O Danrlei não foi apenas meu ídolo, mas o de uma geração.  Alguém que era apaixonado ao ponto de brigar por uma causa. Vê-lo jogar era como assistir a um homem defendendo a honra de sua esposa, devido à entrega e sacrifício com que se apresentava. É por causa dele que não sei fazer nada além de ser goleiro.

 

Aposto que enquanto lia estas palavras você também lembrou algumas pessoas que lhe inspiraram. Não quero ser inconveniente, mas preciso lhe dizer algo: você também não é parecido com nenhuma delas. Não se preocupe, eu também não sou parecido com os que admirava.

 

Eu não sei girar uma arma com o dedo indicador; não sei escalar paredes; não me tornei jogador de futebol.

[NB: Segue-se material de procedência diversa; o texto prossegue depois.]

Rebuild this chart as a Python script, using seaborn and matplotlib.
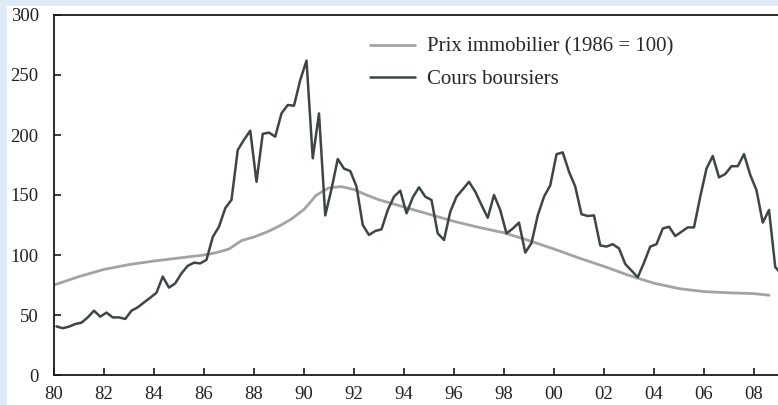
import numpy as np
import pandas as pd
import matplotlib.pyplot as plt
import seaborn as sns
from matplotlib.patches import Rectangle

# stock index, quarterly from 1980
stock_start = 80.1
stock_values = [
    40.5, 39, 40.3, 42.5, 43.6, 48, 53.6, 48.6,
    52, 48, 48, 46.7, 53.6, 56.4, 60.5, 64.4,
    68.6, 82, 72.8, 76.4, 84.7, 91, 93.6, 93,
    96, 115, 123.6, 139, 146, 187.5, 196, 203.6,
    161, 201, 202, 198.6, 218, 225, 224.4, 245.8,
    262, 180.6, 218, 133, 155, 180, 172, 170,
    157, 125, 116.7, 120, 121.4, 137.5, 148.6, 153.6,
    134.7, 148, 156.4, 148.6, 145.8, 118, 112.5, 136,
    148.6, 154.7, 161, 152.8, 141.7, 131, 150, 137.5,
    118, 122, 127, 102, 110, 133, 148.6, 158,
    184, 185.5, 169.4, 157, 134, 132.5, 133, 108,
    107, 109, 105.5, 92.5, 87, 81.4, 93.6, 107,
    109, 122, 123.6, 115.8, 119.4, 123, 123, 148.6,
    172, 182.5, 164.7, 167.5, 174, 174, 184, 166.7,
    154, 127, 137.5, 90, 84,
]

# real estate price index (1986 = 100)
house_years = [80.0, 81, 82, 83, 84, 85, 86, 86.5, 87, 87.5, 88, 88.5, 89, 89.5,
               90, 90.5, 91, 91.5, 92, 92.5, 93, 94, 95, 96, 97, 98, 99, 100,
               101, 102, 103, 104, 105, 106, 107, 108, 108.6]
house_values = [75, 82, 88, 92, 95, 97.5, 100, 102, 105, 112, 115, 119, 124, 130,
                138, 150, 156, 157, 154.5, 150, 146, 140, 134, 128, 123, 118.5, 112, 105,
                97.5, 90.5, 83, 76.5, 72, 69.5, 68.5, 67.8, 66.5]

x_ticks = list(range(80, 109, 2))
x_ticklabels = [f"{t % 100:02d}" for t in x_ticks]
y_ticks = [0, 50, 100, 150, 200, 250, 300]

label_house = "Prix immobilier (1986 = 100)"
label_stock = "Cours boursiers"

stock_df = pd.DataFrame({
    "year": stock_start + 0.25 * np.arange(len(stock_values)),
    "value": stock_values,
})
house_df = pd.DataFrame({"year": house_years, "value": house_values})

sns.set_style("ticks")
plt.rcParams["font.family"] = ["Liberation Serif", "DejaVu Serif"]

fig = plt.figure(figsize=(7.78, 4.05), dpi=100)
fig.patch.set_facecolor("#dfeaf7")
fig.patches.append(Rectangle((7 / 778, 0), 1, 1 - 6 / 405, transform=fig.transFigure,
                             facecolor="white", edgecolor="none", zorder=-10))

ax = fig.add_axes([54 / 778, 1 - 375 / 405, 1 - 54 / 778, (375 - 15) / 405])
ax.set_zorder(5)
ax.set_facecolor("white")

sns.lineplot(data=house_df, x="year", y="value", ax=ax, color="#a3a3a3",
             linewidth=2.0, label=label_house)
sns.lineplot(data=stock_df, x="year", y="value", ax=ax, color="#3e4547",
             linewidth=1.8, label=label_stock)

ax.set_xlim(80, 108.96)
ax.set_ylim(0, 300)
ax.set_xticks(x_ticks)
ax.set_xticklabels(x_ticklabels)
ax.set_yticks(y_ticks)
ax.set_xlabel("")
ax.set_ylabel("")

for side in ["left", "bottom", "top"]:
    ax.spines[side].set_linewidth(1.3)
    ax.spines[side].set_color("#1a1a1a")
ax.spines["right"].set_visible(False)
ax.tick_params(direction="in", length=5, width=1.2, color="#1a1a1a",
               labelsize=13.5, labelcolor="#222222")
ax.tick_params(axis="y", pad=11)
ax.tick_params(axis="x", pad=8)

ax.legend(loc="upper left", bbox_to_anchor=(0.4105, 0.99), frameon=False,
          fontsize=15, handlelength=2.16, handletextpad=0.58, labelspacing=0.6)

fig.savefig("out.png", dpi=100, facecolor=fig.get_facecolor())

Eu não sirvo à confiança publica; eu não uso minhas habilidades com o máximo de responsabilidade; não salvo uma nação da derrota. Desculpe meu pessimismo, mas creio que você também não.

 

Sabe com quem somos parecidos na realidade? Com alguém magrelo, com pouco cabelo e bipolar. Somos parecidos com o Sméagol, da trilogia d'O Senhor dos Anéis.

 

Se você não o conhece, Sméagol é um dos principais personagens da trama. Ele é o responsável por conduzir indiretamente a jornada presente nos filmes e nos livros. Não quero me aprofundar, apenas constatar que ele é influenciado maleficamente pelo Um Anel, a fonte de poder das trevas. Por muito tempo ele o possuiu. Isso fez com que ele se corrompesse e se tornasse a vil criatura que conhecemos. Ele queria ser o melhor que pudesse quando encontrou seu "precioso", mas acabou se transformando em alguém frustrado.

 

Quando Frodo (o protagonista da história) chega à metade de sua jornada e encontra Sméagol, sua misericórdia faz com que a aberração assuma uma dívida de submissão. A tarefa de Frodo era destruir o Um Anel. Para isso ele conta com a ajuda de Sméagol. São nestes momentos que vemos sua semelhança conosco.

 

Sméagol é um mostro que quer ser bom, mas é constantemente tentado a se corromper. O que isso lembra? Você e eu.

 

Crianças que queriam ser heróis quando crescessem. Idealistas que prometeram a si mesmos que não se dobrariam a conformação adulta. Amantes da vida que juraram nunca ofendê-la.

 

O que se tornaram? Assassinos de sonhos, ladrões de esperança, incrédulos, conformados e destruidores.

 

Em meio a isso tudo travamos uma luta interna entre mudar e voltar à essência ou continuarmos os mesmos, inundados em frustrações.

 

Ah, você precisa concordar comigo. Somos ou não somos iguaizinhos ao Sméagol?